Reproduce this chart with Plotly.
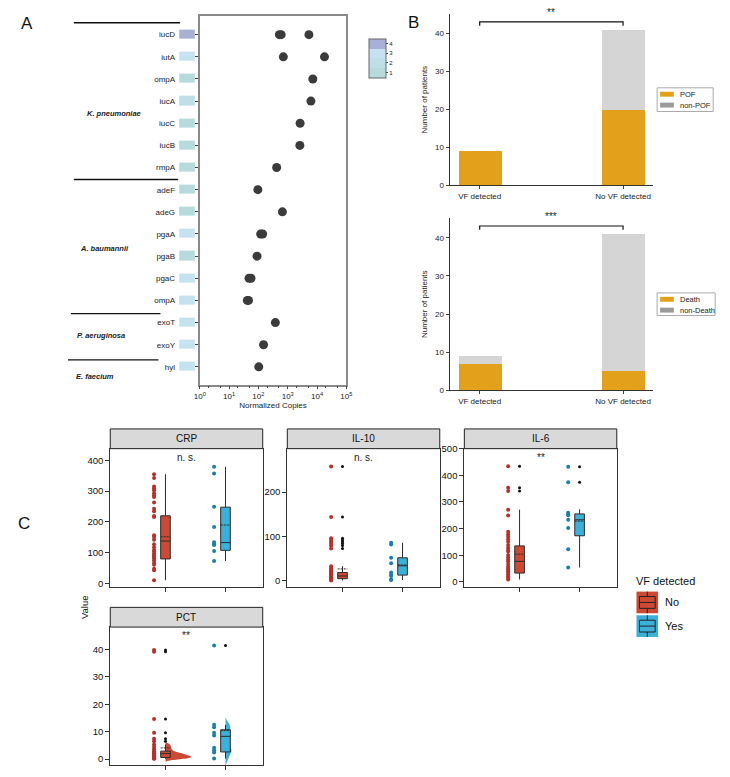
import plotly.graph_objects as go

W, H = 730, 777
FONT = "Liberation Sans, Arial, Helvetica, sans-serif"


def px(x):
    return x / W


def py(y):
    return 1 - y / H


# ---------------- Panel A data ----------------
genes = ["iucD", "iutA", "ompA", "iucA", "iucC", "iucB", "rmpA",
         "adeF", "adeG", "pgaA", "pgaB", "pgaC", "ompA",
         "exoT", "exoY", "hyl"]
gene_copies = [[520, 600, 5300], [710, 18000], [7200], [6200], [2650], [2600], [420],
               [96], [660], [120, 140], [90], [48, 56], [42, 46],
               [380], [150], [103]]
detect_level = [4, 3, 1, 2, 1, 1, 1, 1, 1, 3, 1, 3, 3, 3, 3, 3]
level_ticks = [1, 2, 3, 4]
copies_ticks = [1, 10, 100, 1000, 10000, 100000]
copies_ticktext = ["10<sup>0</sup>", "10<sup>1</sup>", "10<sup>2</sup>",
                   "10<sup>3</sup>", "10<sup>4</sup>", "10<sup>5</sup>"]
species = ["K. pneumoniae", "A. baumannii", "P. aeruginosa", "E. faecium"]

# ---------------- Panel B data ----------------
b_groups = ["VF detected", "No VF detected"]
pof = [9, 20]
non_pof = [0, 21]
death = [7, 5]
non_death = [2, 36]
b_sig = ["**", "***"]
b_legend_top = ["POF", "non-POF"]
b_legend_bot = ["Death", "non-Death"]

# ---------------- Panel C data ----------------
markers = ["CRP", "IL-10", "IL-6", "PCT"]
c_sig = ["n. s.", "n. s.", "**", "**"]
vf_groups = ["No", "Yes"]

crp_no = [355, 343, 315, 309, 303, 293, 286, 281, 263, 243, 235, 219, 216, 157, 151,
          142, 128, 118, 109, 104, 97, 93, 88, 82, 75, 67, 61, 48, 43, 11]
crp_yes = [379, 357, 249, 184, 134, 128, 125, 106, 73]
il10_no = [258, 144, 96, 92, 88, 84, 80, 73, 33, 28, 24, 22, 19, 17, 15, 13, 12, 11,
           10, 9, 8, 7, 6, 5, 4, 3, 2, 1]
il10_yes = [86, 82, 52, 40, 19, 14, 11, 3, 2]
il6_no = [434, 353, 341, 271, 249, 188, 178, 169, 160, 151, 138, 128, 120, 114, 101,
          91, 83, 77, 67, 58, 52, 46, 40, 33, 27, 21, 15, 9]
il6_yes = [432, 374, 259, 255, 250, 233, 202, 122, 54]
pct_no = [39.8, 39.2, 14.6, 9.6, 7.4, 6.5, 5.3, 4.4, 3.6, 2.9, 2.4, 2.1, 1.9, 1.6,
          1.4, 1.2, 1.0, 0.9, 0.7, 0.5, 0.3, 0.2, 0.1]
pct_yes = [41.5, 12.5, 11.6, 9.6, 8.6, 4.1, 3.2, 2.4, 0.2]

# box statistics: q1, median, q3, lower whisker, upper whisker, mean
crp_no_stats = [80, 138, 220, 11, 355, 152]
crp_yes_stats = [108, 133, 248, 73, 379, 190]
il10_no_stats = [5, 11, 19, 1, 33, 27]
il10_yes_stats = [13, 34, 52, 2, 86, 36]
il6_no_stats = [33, 77, 135, 9, 271, 104]
il6_yes_stats = [173, 233, 255, 54, 272, 228]
pct_no_stats = [0.6, 2.0, 2.9, 0.1, 5.3, 4.1]
pct_yes_stats = [2.6, 8.3, 10.7, 0.2, 12.5, 10.4]

RED_PT, RED_BOX = "#b5312b", "#cc4a33"
BLUE_PT, BLUE_BOX = "#1a80a8", "#3cb0d9"
ORANGE, GRAY = "#e3a11b", "#d5d5d5"

fig = go.Figure()

# ---------------- Panel A ----------------
ax_x, ax_y = [], []
for i, vals in enumerate(gene_copies):
    for v in vals:
        ax_x.append(v)
        ax_y.append(i)
fig.add_trace(go.Scatter(x=ax_x, y=ax_y, mode="markers", xaxis="x", yaxis="y",
                         marker=dict(size=9, color="#3b3b3b"), showlegend=False))

c1, c2, c3, c4 = "#b7dadc", "#bfdfe6", "#c6e2f0", "#a9b0d6"
dscale = [[0, c1], [0.25, c1], [0.25, c2], [0.5, c2], [0.5, c3], [0.75, c3],
          [0.75, c4], [1, c4]]
fig.add_trace(go.Heatmap(z=[[v] for v in detect_level], x=[0], y=list(range(len(genes))),
                         xaxis="x2", yaxis="y2", colorscale=dscale, zmin=0.5, zmax=4.5,
                         ygap=13, xgap=0, showscale=True,
                         colorbar=dict(x=px(369), xanchor="left", y=py(33), yanchor="top",
                                       len=40 / H, lenmode="fraction", thickness=17,
                                       xpad=0, ypad=0, tickvals=level_ticks,
                                       ticks="outside", ticklen=2,
                                       tickfont=dict(size=6, family=FONT, color="#222"),
                                       outlinecolor="#666", outlinewidth=1)))

# ---------------- Panel B ----------------
bx = [0, 1]
for n, series, names in [(3, [pof, non_pof], b_legend_top), (4, [death, non_death], b_legend_bot)]:
    for vals, nm, col in zip(series, names, [ORANGE, GRAY]):
        fig.add_trace(go.Bar(x=bx, y=vals, width=0.3, name=nm,
                             marker=dict(color=col, line=dict(width=0)),
                             xaxis="x%d" % n, yaxis="y%d" % n, showlegend=False))

# ---------------- Panel C ----------------
panel_data = [
    (crp_no, crp_yes, crp_no_stats, crp_yes_stats),
    (il10_no, il10_yes, il10_no_stats, il10_yes_stats),
    (il6_no, il6_yes, il6_no_stats, il6_yes_stats),
    (pct_no, pct_yes, pct_no_stats, pct_yes_stats),
]
for k, (no_v, yes_v, no_s, yes_s) in enumerate(panel_data):
    xa, ya = "x%d" % (k + 5), "y%d" % (k + 5)
    if markers[k] == "PCT":
        for pos, vals, st, col, vw, bw in [(1, no_v, no_s, RED_BOX, 0.86, 0.45),
                                           (2, yes_v, yes_s, BLUE_BOX, 0.2, 1.3)]:
            core = [v for v in vals if v <= st[4]]
            fig.add_trace(go.Violin(x=[pos] * len(core), y=core, side="positive", width=vw,
                                    scalemode="width", points=False,
                                    spanmode="soft", bandwidth=bw,
                                    line=dict(color=col, width=0), fillcolor=col,
                                    box=dict(visible=False), meanline=dict(visible=False),
                                    xaxis=xa, yaxis=ya, showlegend=False, hoverinfo="skip"))
    for pos, vals, st, pcol, bcol in [(1, no_v, no_s, RED_PT, RED_BOX),
                                      (2, yes_v, yes_s, BLUE_PT, BLUE_BOX)]:
        fig.add_trace(go.Scatter(x=[pos - 0.19] * len(vals), y=vals, mode="markers",
                                 marker=dict(size=4, color=pcol), xaxis=xa, yaxis=ya,
                                 showlegend=False))
        fig.add_trace(go.Box(x=[pos], q1=[st[0]], median=[st[1]], q3=[st[2]],
                             lowerfence=[st[3]], upperfence=[st[4]], mean=[st[5]],
                             boxmean=True, boxpoints=False, width=0.16, whiskerwidth=0,
                             fillcolor=bcol, line=dict(color="#2b2b2b", width=1),
                             xaxis=xa, yaxis=ya, showlegend=False))
        outl = [v for v in vals if v > st[4]]
        fig.add_trace(go.Scatter(x=[pos] * len(outl), y=outl, mode="markers",
                                 marker=dict(size=3, color="#111"), xaxis=xa, yaxis=ya,
                                 showlegend=False))

# ---------------- Axes ----------------
tickf = dict(size=8, family=FONT, color="#222")
gene_idx = list(range(len(genes)))
a_yrange = [15.8, -0.85]
layout_axes = dict(
    xaxis=dict(domain=[px(197), px(346)], type="log", range=[0, 5], tickvals=copies_ticks,
               ticktext=copies_ticktext, ticks="outside", ticklen=3, showgrid=False,
               showline=True, mirror=True, linecolor="#8a8a8a", linewidth=1.5,
               minor=dict(ticks="outside", ticklen=2, showgrid=False), tickfont=tickf,
               title=dict(text="Normalized Copies", font=dict(size=8, family=FONT, color="#222"),
                          standoff=2), anchor="y", zeroline=False),
    yaxis=dict(domain=[py(384), py(10)], range=a_yrange, tickvals=gene_idx, showticklabels=False,
               ticks="outside", ticklen=3, showgrid=False, showline=True, mirror=True,
               linecolor="#8a8a8a", linewidth=1.5, anchor="x", zeroline=False),
    xaxis2=dict(domain=[px(176), px(192)], range=[-0.5, 0.5], showticklabels=False, ticks="",
                showgrid=False, showline=False, zeroline=False, anchor="y2"),
    yaxis2=dict(domain=[py(384), py(10)], range=a_yrange, tickvals=gene_idx, ticktext=genes,
                ticks="", showgrid=False, showline=False, zeroline=False, anchor="x2",
                tickfont=tickf, ticklabelstandoff=3),
)
for n, (y0, y1) in zip([3, 4], [(182, 8), (390, 215)]):
    layout_axes["xaxis%d" % n] = dict(domain=[px(451), px(658)], range=[-0.21, 1.21], tickvals=bx,
                                      ticktext=b_groups, ticks="outside", ticklen=3, showgrid=False,
                                      showline=True, linecolor="#333", zeroline=False,
                                      tickfont=tickf, anchor="y%d" % n)
    layout_axes["yaxis%d" % n] = dict(domain=[py(y0), py(y1)], range=[0, 45.2],
                                      tickvals=[0, 10, 20, 30, 40], ticks="outside", ticklen=3,
                                      showgrid=False, showline=True, linecolor="#333",
                                      zeroline=False, tickfont=tickf, anchor="x%d" % n,
                                      title=dict(text="Number of patients",
                                                 font=dict(size=8, family=FONT, color="#222"),
                                                 standoff=6))

c_xdom = [(106, 261), (286, 441), (466, 621), (106, 261)]
c_ydom = [(449, 589), (449, 589), (449, 589), (630, 770)]
c_yrange = [[-10, 438], [-13, 298], [-18, 500], [-2.2, 48.2]]
c_yticks = [[0, 100, 200, 300, 400], [0, 100, 200], [0, 100, 200, 300, 400, 500],
            [0, 10, 20, 30, 40]]
ctickf = dict(size=9.5, family=FONT, color="#111")
for k in range(4):
    n = k + 5
    layout_axes["xaxis%d" % n] = dict(domain=[px(c_xdom[k][0]), px(c_xdom[k][1])],
                                      range=[0.08, 2.62], tickvals=[1, 2], showticklabels=False,
                                      ticks="outside", ticklen=4, tickcolor="#333",
                                      showgrid=False, showline=True, mirror=True,
                                      linecolor="#333", linewidth=1, zeroline=False,
                                      anchor="y%d" % n)
    layout_axes["yaxis%d" % n] = dict(domain=[py(c_ydom[k][1]), py(c_ydom[k][0])],
                                      range=c_yrange[k], tickvals=c_yticks[k], ticks="outside",
                                      ticklen=4, tickcolor="#333", showgrid=False, showline=True,
                                      mirror=True, linecolor="#333", linewidth=1, zeroline=False,
                                      tickfont=ctickf, anchor="x%d" % n)

# ---------------- Shapes & annotations ----------------
shapes = []
annots = []


def note(text, x, y, size, xanchor="center", yanchor="middle", **kw):
    annots.append(dict(text=text, x=px(x), y=py(y), xref="paper", yref="paper",
                       xanchor=xanchor, yanchor=yanchor, showarrow=False,
                       font=dict(size=size, family=FONT, color=kw.pop("color", "#111")), **kw))


def hline(x0, x1, y, color="#222", width=1):
    shapes.append(dict(type="line", xref="paper", yref="paper", x0=px(x0), x1=px(x1),
                       y0=py(y), y1=py(y), line=dict(color=color, width=width)))


def rect(x0, y0, x1, y1, fill=None, line_color=None, lw=1):
    d = dict(type="rect", xref="paper", yref="paper", x0=px(x0), x1=px(x1),
             y0=py(y1), y1=py(y0), line=dict(width=lw if line_color else 0))
    if line_color:
        d["line"]["color"] = line_color
    if fill:
        d["fillcolor"] = fill
    shapes.append(d)


# panel letters
for lab, x, y in [("A", 13, 18), ("B", 407, 17), ("C", 10, 525)]:
    note(lab, x, y, 17, xanchor="left")

# species separators and labels
for (x0, x1, y) in [(69, 177, 17), (69, 175, 176), (66, 157, 312), (63, 155, 359)]:
    hline(x0, x1, y, color="#111", width=1.3)
for name, x, y in zip(species, [110, 100, 97, 90], [109, 246, 334, 376]):
    note("<b><i>%s</i></b>" % name, x, y, 7.5, color="#222")

# significance brackets in B
totals_top = [a + b for a, b in zip(pof, non_pof)]
totals_bot = [a + b for a, b in zip(death, non_death)]
for n, tot, sig in [(3, totals_top, b_sig[0]), (4, totals_bot, b_sig[1])]:
    top = max(tot) + 2.1
    shapes.append(dict(type="path", xref="x%d" % n, yref="y%d" % n,
                       path="M %s,%s L %s,%s L %s,%s L %s,%s" % (bx[0], top - 1, bx[0], top,
                                                                 bx[1], top, bx[1], top - 1),
                       line=dict(color="#111", width=1.2)))
    annots.append(dict(text=sig, x=0.5, y=top + 0.4, xref="x%d" % n, yref="y%d" % n,
                       showarrow=False, xanchor="center", yanchor="bottom",
                       font=dict(size=10, family=FONT, color="#222")))

# B legends (drawn)
for names, (bx0, by0, bx1, by1) in [(b_legend_top, (662, 83, 719, 107)),
                                     (b_legend_bot, (662, 291, 721, 314))]:
    rect(bx0, by0, bx1, by1, fill="white", line_color="#aaa", lw=1)
    for j, (nm, col) in enumerate(zip(names, [ORANGE, "#9a9a9a"])):
        cy = by0 + 6.5 + j * 11
        rect(bx0 + 3, cy - 2.5, bx0 + 17, cy + 2.5, fill=col)
        note(nm, bx0 + 21, cy, 7.5, xanchor="left", color="#222")

# strips & significance in C
strip_y = [(429, 449), (429, 449), (429, 449), (610, 630)]
for k in range(4):
    x0, x1 = c_xdom[k]
    s0, s1 = strip_y[k]
    rect(x0, s0, x1, s1, fill="#d9d9d9", line_color="#222", lw=1)
    note(markers[k], (x0 + x1) / 2, (s0 + s1) / 2, 10)
    note(c_sig[k], (x0 + x1) / 2, s1 + 1, 10, yanchor="top", color="#222")

note("Value", 80, 610, 9.5, textangle=-90)

# VF detected legend
note("VF detected", 638, 583, 11, xanchor="left")
for lab, col, top in [(vf_groups[0], RED_BOX, 594), (vf_groups[1], BLUE_BOX, 618)]:
    rect(641, top, 663, top + 22, fill=col)
    rect(644, top + 5, 660, top + 17, line_color="#222", lw=1)
    hline(644, 660, top + 11)
    for a, b in [(top, top + 5), (top + 17, top + 22)]:
        shapes.append(dict(type="line", xref="paper", yref="paper", x0=px(652), x1=px(652),
                           y0=py(a), y1=py(b), line=dict(color="#222", width=1)))
    note(lab, 668, top + 11, 11, xanchor="left")

fig.update_layout(
    width=W, height=H, margin=dict(l=0, r=0, t=0, b=0),
    paper_bgcolor="white", plot_bgcolor="white",
    font=dict(family=FONT, size=8, color="#222"),
    barmode="stack", bargap=0, showlegend=False,
    shapes=shapes, annotations=annots,
    **layout_axes,
)
fig.write_html("out.html")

++++

Requirement: Look at the listing and set down only the lines from its start through the line with "return 1 - y / H", word for word and without pictures.

Finished exercise:
Reproduce this chart with Plotly.
import plotly.graph_objects as go

W, H = 730, 777
FONT = "Liberation Sans, Arial, Helvetica, sans-serif"


def px(x):
    return x / W


def py(y):
    return 1 - y / H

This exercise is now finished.